I was recently reading about stack & heap corruption in C & C++. The author of the website demonstrates stack corruption using below example.
#include<stdio.h>
int main(void)
{
int b = 10;
int a[3];
a[0] = 1;
a[1] = 2;
a[2] = 3;
printf(" b = %d \n",b);
a[3] = 12; // oops it is invalid, behaviour is undefined
printf(" b = %d \n",b);
printf("address of b= %x\n",&b);
printf("address of a[3]= %x\n",&a[3]);
return 0;
}
I tested above program on visual studio 2010 compiler (VC++) & it gives me runtime error that says:
stack around variable a gets corrupted
Now my question: is stack corrupted for lifetime or it is only for the time during when above erroneous program was being executed?
Same way, I know that deleting same pointer twice might do really bad things like heap corruption. The following code:
int* p=new int();
delete p;
delete p; // oops disaster here, undefined behaviour
When the above code fragment executes the VC++ shows heap corruption error at runtime.
You have to be careful with terminology here. Will the stack be "corrupted" for the remainder of your program's life? It may be; it may not be. In this instance you've only corrupted data within the current stack frame, so once you're out of that function call, in practice your "corruption" will have gone.
But that's not quite the whole story. Since you've overwritten a variable with bytes that aren't supposed to be there, what knock-on effects might that have on your program?
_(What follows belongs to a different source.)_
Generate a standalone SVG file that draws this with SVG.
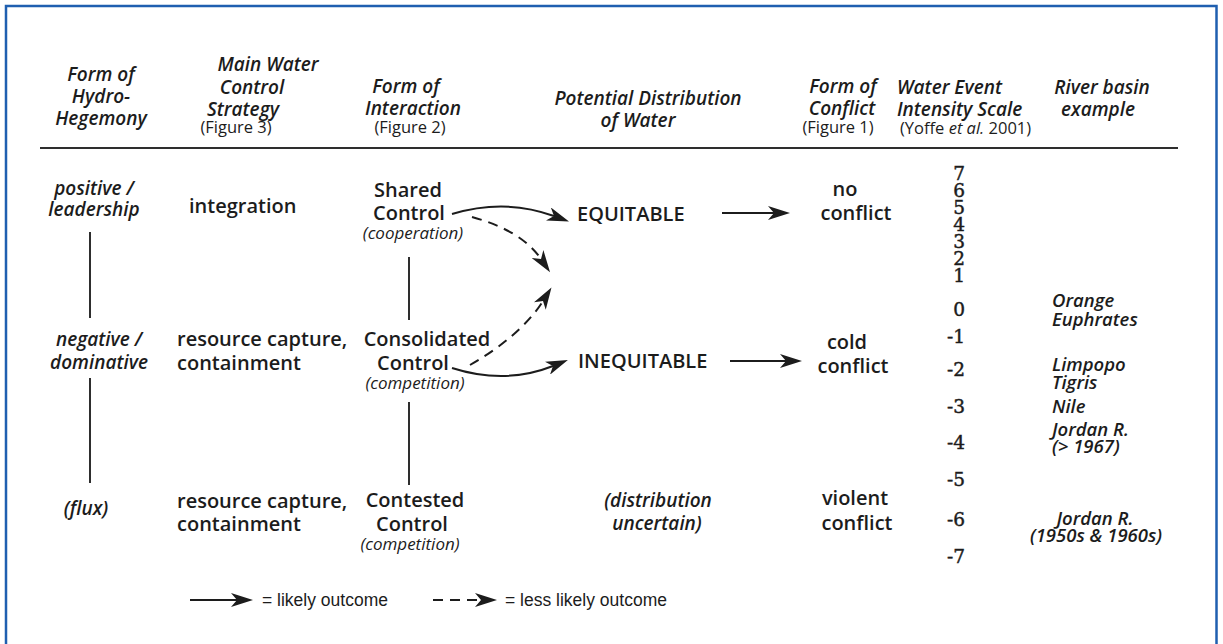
<svg xmlns="http://www.w3.org/2000/svg" width="1223" height="644" viewBox="0 0 1223 644">
  <defs>
    <style>
      text { fill: #1c1c1c; }
      .hd { font-family: "Open Sans", "Noto Sans", sans-serif; font-style: italic; font-weight: 600; font-size: 19px; }
      .fg { font-family: "Open Sans", "Noto Sans", sans-serif; font-size: 16.5px; }
      .bd { font-family: "Open Sans", "Noto Sans", sans-serif; font-weight: 600; font-size: 20px; }
      .it { font-family: "Open Sans", "Noto Sans", sans-serif; font-style: italic; font-weight: 600; font-size: 19px; }
      .bs { font-family: "Open Sans", "Noto Sans", sans-serif; font-style: italic; font-weight: 600; font-size: 18.5px; }
      .sub { font-family: "Open Sans", "Noto Sans", sans-serif; font-style: italic; font-size: 17px; }
      .num { font-family: "DejaVu Serif", "Liberation Serif", serif; font-size: 18.5px; stroke: #1c1c1c; stroke-width: 0.45; }
      .lg { font-family: "Liberation Sans", Arial, sans-serif; font-size: 17.5px; }
      .c { text-anchor: middle; }
      .e { text-anchor: end; }
      .rule { stroke: #2e2e2e; stroke-width: 2; fill: none; }
      .link { stroke: #1c1c1c; stroke-width: 2; fill: none; marker-end: url(#ah); }
      .dash { stroke-dasharray: 10 7; }
    </style>
    <marker id="ah" markerUnits="userSpaceOnUse" markerWidth="24" markerHeight="14" viewBox="0 0 24 14" refX="6" refY="7" orient="auto">
      <path d="M0,0 L22,7 L0,14 L6,7 z" fill="#1c1c1c"/>
    </marker>
  </defs>

  <rect x="0" y="0" width="1223" height="644" fill="#ffffff"/>
  <!-- frame, open at the bottom edge -->
  <rect x="6" y="6" width="1210.5" height="660" fill="none" stroke="#1f5fb0" stroke-width="2.5"/>

  <!-- column headings -->
  <g id="headings">
    <text class="hd c" x="101" y="81">Form of</text>
    <text class="hd c" x="101" y="103">Hydro-</text>
    <text class="hd c" x="101" y="125">Hegemony</text>

    <text class="hd c" x="268" y="71">Main Water</text>
    <text class="hd c" x="252" y="94">Control</text>
    <text class="hd c" x="243" y="116">Strategy</text>
    <text class="fg c" x="236" y="133">(Figure 3)</text>

    <text class="hd c" x="406" y="93">Form of</text>
    <text class="hd c" x="413" y="115">Interaction</text>
    <text class="fg c" x="410" y="133">(Figure 2)</text>

    <text class="hd c" x="648" y="105">Potential Distribution</text>
    <text class="hd c" x="638" y="127">of Water</text>

    <text class="hd c" x="843" y="93">Form of</text>
    <text class="hd c" x="842" y="115">Conflict</text>
    <text class="fg c" x="838" y="133">(Figure 1)</text>

    <text class="hd" x="897" y="94">Water  Event</text>
    <text class="hd" x="897" y="116">Intensity Scale</text>
    <text class="fg" x="900" y="134">(Yoffe <tspan font-style="italic">et al.</tspan> 2001)</text>

    <text class="hd c" x="1102" y="94">River basin</text>
    <text class="hd c" x="1098" y="116">example</text>
  </g>
  <line class="rule" x1="40" y1="148" x2="1178" y2="148"/>

  <!-- hegemony forms -->
  <g id="hegemony-positive">
    <text class="it c" x="94" y="195">positive /</text>
    <text class="it c" x="94" y="216">leadership</text>
  </g>
  <g id="hegemony-negative">
    <text class="it c" x="99" y="346">negative /</text>
    <text class="it c" x="99" y="369">dominative</text>
  </g>
  <g id="hegemony-flux">
    <text class="it c" x="86" y="515">(flux)</text>
  </g>

  <!-- control strategies -->
  <g id="strategy-integration">
    <text class="bd" x="189" y="213">integration</text>
  </g>
  <g id="strategy-capture-1">
    <text class="bd" x="177" y="346">resource capture,</text>
    <text class="bd" x="177" y="370">containment</text>
  </g>
  <g id="strategy-capture-2">
    <text class="bd" x="177" y="508">resource capture,</text>
    <text class="bd" x="177" y="531">containment</text>
  </g>

  <!-- interaction forms -->
  <g id="interaction-shared">
    <text class="bd c" x="408" y="197">Shared</text>
    <text class="bd c" x="409" y="220">Control</text>
    <text class="sub c" x="413" y="239">(cooperation)</text>
  </g>
  <g id="interaction-consolidated">
    <text class="bd c" x="427" y="346">Consolidated</text>
    <text class="bd c" x="413" y="370">Control</text>
    <text class="sub c" x="415" y="389">(competition)</text>
  </g>
  <g id="interaction-contested">
    <text class="bd c" x="415" y="507">Contested</text>
    <text class="bd c" x="412" y="531">Control</text>
    <text class="sub c" x="410" y="550">(competition)</text>
  </g>

  <!-- distribution outcomes -->
  <g id="distribution-equitable">
    <text class="bd" x="577" y="221">EQUITABLE</text>
  </g>
  <g id="distribution-inequitable">
    <text class="bd" x="578" y="368">INEQUITABLE</text>
  </g>
  <g id="distribution-uncertain">
    <text class="it c" x="658" y="507">(distribution</text>
    <text class="it c" x="657" y="530">uncertain)</text>
  </g>

  <!-- conflict forms -->
  <g id="conflict-none">
    <text class="bd c" x="845" y="196">no</text>
    <text class="bd c" x="856" y="220">conflict</text>
  </g>
  <g id="conflict-cold">
    <text class="bd c" x="847" y="349">cold</text>
    <text class="bd c" x="853" y="373">conflict</text>
  </g>
  <g id="conflict-violent">
    <text class="bd c" x="855" y="505">violent</text>
    <text class="bd c" x="857" y="530">conflict</text>
  </g>

  <!-- event intensity scale -->
  <g id="intensity-scale">
    <text class="num e" x="965" y="180">7</text>
    <text class="num e" x="965" y="197">6</text>
    <text class="num e" x="965" y="214">5</text>
    <text class="num e" x="965" y="231">4</text>
    <text class="num e" x="965" y="248">3</text>
    <text class="num e" x="965" y="265">2</text>
    <text class="num e" x="965" y="282">1</text>
    <text class="num e" x="965" y="316">0</text>
    <text class="num e" x="965" y="343">-1</text>
    <text class="num e" x="965" y="376">-2</text>
    <text class="num e" x="965" y="413">-3</text>
    <text class="num e" x="965" y="449">-4</text>
    <text class="num e" x="965" y="486">-5</text>
    <text class="num e" x="965" y="526">-6</text>
    <text class="num e" x="965" y="563">-7</text>
  </g>

  <!-- river basin examples -->
  <g id="basins">
    <text class="bs" x="1052" y="307">Orange</text>
    <text class="bs" x="1052" y="326">Euphrates</text>
    <text class="bs" x="1052" y="371">Limpopo</text>
    <text class="bs" x="1052" y="389">Tigris</text>
    <text class="bs" x="1052" y="413">Nile</text>
    <text class="bs" x="1052" y="436">Jordan R.</text>
    <text class="bs" x="1052" y="453">(&gt; 1967)</text>
    <text class="bs c" x="1095" y="525">Jordan R.</text>
    <text class="bs c" x="1096" y="542">(1950s &amp; 1960s)</text>
  </g>

  <!-- connectors -->
  <g id="connectors">
    <line class="rule" x1="90" y1="232" x2="90" y2="318"/>
    <line class="rule" x1="90" y1="378" x2="90" y2="483"/>
    <line class="rule" x1="409" y1="257" x2="409" y2="320"/>
    <line class="rule" x1="409" y1="402" x2="409" y2="485"/>

    <path class="link" d="M452,214 Q505,198 554,216"/>
    <path class="link dash" d="M472,217 C505,226 528,240 541,259"/>
    <path class="link" d="M452,368 Q505,385 553,366"/>
    <path class="link dash" d="M470,365 C500,348 528,325 543,301"/>

    <line class="link" x1="722" y1="213" x2="774" y2="213"/>
    <line class="link" x1="730" y1="361" x2="786" y2="361"/>
  </g>

  <!-- key -->
  <g id="legend">
    <line class="link" x1="190" y1="600" x2="237" y2="600"/>
    <text class="lg" x="262" y="606">= likely outcome</text>
    <line class="link dash" x1="433" y1="600" x2="481" y2="600"/>
    <text class="lg" x="505" y="606">= less likely outcome</text>
  </g>
</svg>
The consequences of this memory corruption could feasibly be logically passed on to other function scopes, or even other computers if you're sending this data over a network connection and the data is no longer in the expected form. (Typically, your data protocol will have safety features built into it to detect and discard unexpected forms of data; but, that's up to you.)
The same is true of heap corruption. Any time you overwrite the bytes of something that is not supposed to be overwritten, and any time you do so with arbitrary or unknowable data, you run the risk of potentially catastrophic consequences that may logically last well beyond the lifetime of your program.
Within the scope of C++ as a language, this condition is summed up in a specific phrase: undefined behaviour. It states that you can't really rely on anything at all after you've corrupted your memory. Once you've invoked UB, all bets are off.
The one guarantee that you usually have in practice is that your OS will not allow you to directly overwrite any memory that does not belong to your program. That is, corrupting the memory of other processes or of the OS itself is very difficult. The memory model of modern OSs is deliberately designed that way in order to keep programs isolated and prevent this kind of damage from broken programs and/or viruses.